◆ **Aim of the exercise**: Repeat the full listing below verbatim and keep the images out.

________________

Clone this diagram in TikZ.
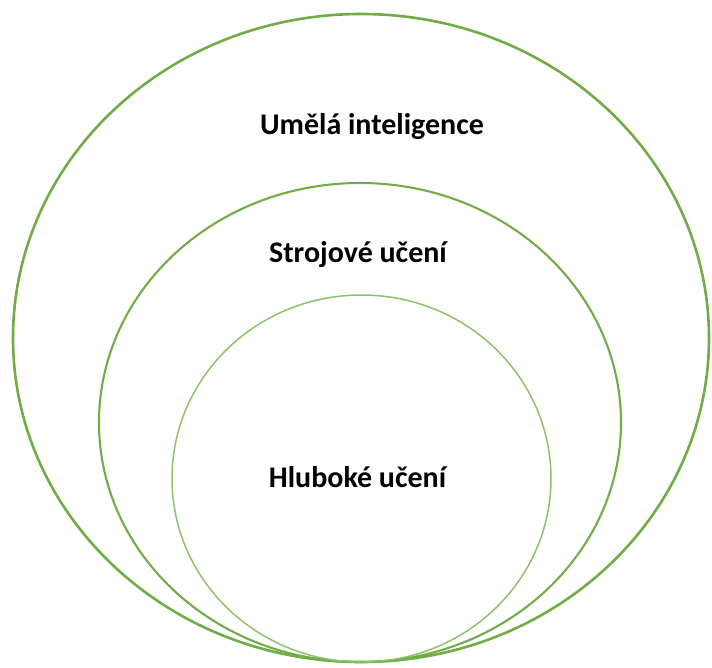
\documentclass[tikz,border=0pt]{standalone}
\usepackage{fontspec}
\setmainfont{Carlito}
\definecolor{ringgreen}{HTML}{70AD47}
\definecolor{ringlight}{HTML}{8CC36A}
\begin{document}
\begin{tikzpicture}[x=1pt,y=-1pt,
  ring/.style={draw=ringgreen},
  lbl/.style={font=\fontsize{30}{36}\selectfont\bfseries, inner sep=0pt, anchor=base}]
\useasboundingbox (0,0) rectangle (712,667);
\draw[ring, line width=2.6pt] (361,338) ellipse [x radius=348, y radius=324];
\draw[ring, line width=2.1pt] (360,422.5) ellipse [x radius=261, y radius=239.5];
\draw[draw=ringlight, line width=1.5pt] (361.5,478.5) ellipse [x radius=189.5, y radius=183.5];
\node[lbl] (ai) at (372,134) {Umělá inteligence};
\node[lbl] (ml) at (358,262) {Strojové učení};
\node[lbl] (dl) at (357.5,487) {Hluboké učení};
\end{tikzpicture}
\end{document}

________________

◆ **Task response**:
Clone this diagram in TikZ.
\documentclass[tikz,border=0pt]{standalone}
\usepackage{fontspec}
\setmainfont{Carlito}
\definecolor{ringgreen}{HTML}{70AD47}
\definecolor{ringlight}{HTML}{8CC36A}
\begin{document}
\begin{tikzpicture}[x=1pt,y=-1pt,
  ring/.style={draw=ringgreen},
  lbl/.style={font=\fontsize{30}{36}\selectfont\bfseries, inner sep=0pt, anchor=base}]
\useasboundingbox (0,0) rectangle (712,667);
\draw[ring, line width=2.6pt] (361,338) ellipse [x radius=348, y radius=324];
\draw[ring, line width=2.1pt] (360,422.5) ellipse [x radius=261, y radius=239.5];
\draw[draw=ringlight, line width=1.5pt] (361.5,478.5) ellipse [x radius=189.5, y radius=183.5];
\node[lbl] (ai) at (372,134) {Umělá inteligence};
\node[lbl] (ml) at (358,262) {Strojové učení};
\node[lbl] (dl) at (357.5,487) {Hluboké učení};
\end{tikzpicture}
\end{document}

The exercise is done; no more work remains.